Die Zulassung der Berufung wegen grundsätzlicher Bedeutung der Rechtssache setzt voraus, dass eine konkrete noch nicht geklärte Rechts- oder Tatsachenfrage aufgeworfen wird, deren Beantwortung sowohl für die Entscheidung des Verwaltungsgerichts von Bedeutung war als auch für die Entscheidung im Berufungsverfahren erheblich sein wird und die über den konkreten Fall hinaus wesentliche Bedeutung für die einheitliche Anwendung oder für die Weiterentwicklung des Rechts hat. Zur Darlegung dieses Zulassungsgrundes ist eine Frage auszuformulieren und substantiiert anzuführen, warum sie für klärungsbedürftig und entscheidungserheblich (klärungsfähig) gehalten und aus welchen Gründen ihr Bedeutung über den Einzelfall hinaus zugemessen wird (vgl. BayVGH, B.v. 26.2.2019 – 9 ZB 19.30057 – juris Rn. 2 m.w.N.). Dem wird das Zulassungsvorbringen nicht gerecht.
Hinsichtlich der Frage, ob der Kläger bei Bekanntwerden der Asylantragstellung mit politischer Verfolgung rechnen muss, sind die Darlegungsanforderungen nicht erfüllt. Unabhängig davon, dass dieser (neue) Sachvortrag weder im Verfahren der Anhörung vor dem Bundesamt noch im verwaltungsgerichtlichen Verfahren vom Kläger thematisiert wurde und damit im Zulassungsverfahren nicht mehr zu berücksichtigen sein dürfte (vgl. BayVGH, B.v. 27.8.2018 – 1 ZB 17.31272 – juris Rn. 10), fehlt hier jede Ausführung zur Klärungsbedürftigkeit oder Klärungsfähigkeit.
3. Inwieweit – wie der Kläger noch behauptet – die angefochtene Entscheidung von obergerichtlicher Rechtsprechung abweichen soll (vgl. § 78 Abs. 3 Nr. 2 AsylG), wird ebenfalls nicht ausreichend dargelegt. Es ist weder ein abstrakter Rechtssatz des angefochtenen Urteils herausgearbeitet, noch angegeben, von welchem Rechtssatz welchen Divergenzgerichts dieser abweichen soll (vgl. BayVGH, B.v. 8.5.2018 – 9 ZB 18.31509 – juris Rn. 7).

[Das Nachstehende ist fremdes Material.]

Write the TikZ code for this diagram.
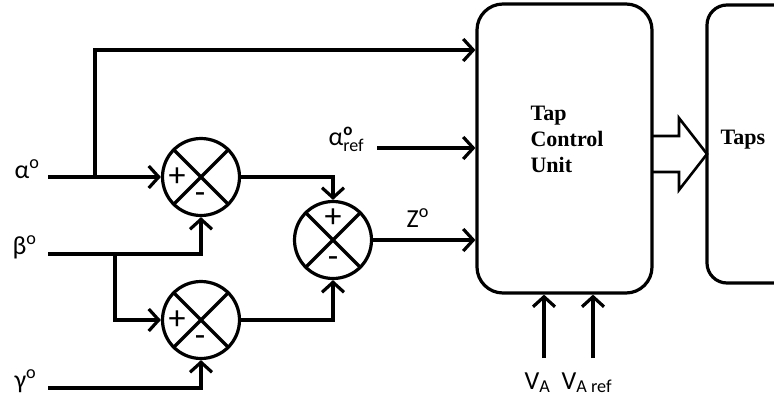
\documentclass[tikz,border=0pt]{standalone}
\usepackage{fontspec}
\setmainfont{Carlito}
\newfontfamily\tnr{Liberation Serif}
\usetikzlibrary{arrows.meta}
\begin{document}
\begin{tikzpicture}[x=1pt,y=-1pt,line width=3.2pt,
  conn/.style={-{Straight Barb[length=10pt,width=22pt]}},
  sumnode/.style={circle,draw,minimum size=77pt,inner sep=0pt},
  lbl/.style={font=\fontsize{26}{28}\selectfont,inner sep=0pt,anchor=base west},
  sgn/.style={font=\fontsize{34}{36}\selectfont,inner sep=0pt},
  block/.style={draw,rounded corners=26pt,inner sep=0pt},
  btxt/.style={font=\tnr\bfseries\fontsize{22}{26}\selectfont,inner sep=0pt,align=left}]
\useasboundingbox (0,0) rectangle (774,402);
\clip (0,0) rectangle (774,402);

% blocks
\node[block,minimum width=175pt,minimum height=289pt] (tcu) at (564.5,148.5) {};
\node[btxt,anchor=west] (tcutxt) at (529,139) {Tap\\Control\\Unit};
\node[block,rounded corners=20pt,minimum width=130pt,minimum height=278pt] (taps) at (772,144) {};
\node[btxt,anchor=west] (tapstxt) at (719,140) {Taps};

% fat arrow
\draw[line width=2.6pt,line join=miter] (652,136) -- (679,136) -- (679,118) -- (707,154) -- (679,190) -- (679,172) -- (652,172);

% summing junctions
\node[sumnode] (c1) at (201,177) {};
\node[sumnode] (c2) at (201,320) {};
\node[sumnode] (c3) at (333,240) {};
\foreach \c in {c1,c2,c3}{
  \draw (\c.45) -- (\c.225) (\c.135) -- (\c.315);
}
\node[sgn] (p1) at (177,177) {+};
\node[sgn] (m1) at (200,198) {-};
\node[sgn] (p2) at (177,320) {+};
\node[sgn] (m2) at (200,341) {-};
\node[sgn] (p3) at (333,218) {+};
\node[sgn] (m3) at (333,262) {-};

% labels
\node[lbl] (la) at (13,178) {α\textsuperscript{o}};
\node[lbl] (lb) at (11,254) {β\textsuperscript{o}};
\node[lbl] (lg) at (13,388) {γ\textsuperscript{o}};
\node[lbl] (lz) at (405,227) {Z\textsuperscript{o}};
\node[lbl] (lref) at (327,145) {$\mbox{α}^{\mbox{\fontsize{17}{18}\selectfont\bfseries o}}_{\mbox{\fontsize{18}{18}\selectfont ref}}$};
\node[lbl] (lva) at (523,389) {V\textsubscript{A}};
\node[lbl] (lvar) at (560,389) {V\textsubscript{A ref}};

% free ends
\coordinate (ain) at (48,177);
\coordinate (abr) at (95,177);
\coordinate (atop) at (95,50);
\coordinate (bin) at (48,254);
\coordinate (bbr) at (115,254);
\coordinate (gin) at (48,388);
\coordinate (arefin) at (377,148);
\coordinate (va) at (544,358);
\coordinate (var) at (593,358);

% connectors
\draw[conn] (ain) -- (c1.west);
\draw[conn] (abr) -- (atop) -- (atop -| tcu.west);
\draw[conn] (bin) -| (c1.south);
\draw[conn] (bbr) |- (c2.west);
\draw[conn] (gin) -| (c2.south);
\draw[conn] (c1.east) -| (c3.north);
\draw[conn] (c2.east) -| (c3.south);
\draw[conn] (c3.east) -- (c3.east -| tcu.west);
\draw[conn] (arefin) -- (arefin -| tcu.west);
\draw[conn] (va) -- (va |- tcu.south);
\draw[conn] (var) -- (var |- tcu.south);
\end{tikzpicture}
\end{document}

Die Kostenentscheidung folgt aus § 154 Abs. 2 VwGO. Gerichtskosten werden nicht erhoben (§ 83b AsylG).
Mit der nach § 80 AsylG unanfechtbaren Ablehnung des Zulassungsantrags wird das Urteil des Verwaltungsgerichts rechtskräftig (§ 78 Abs. 5 Satz 2 AsylG).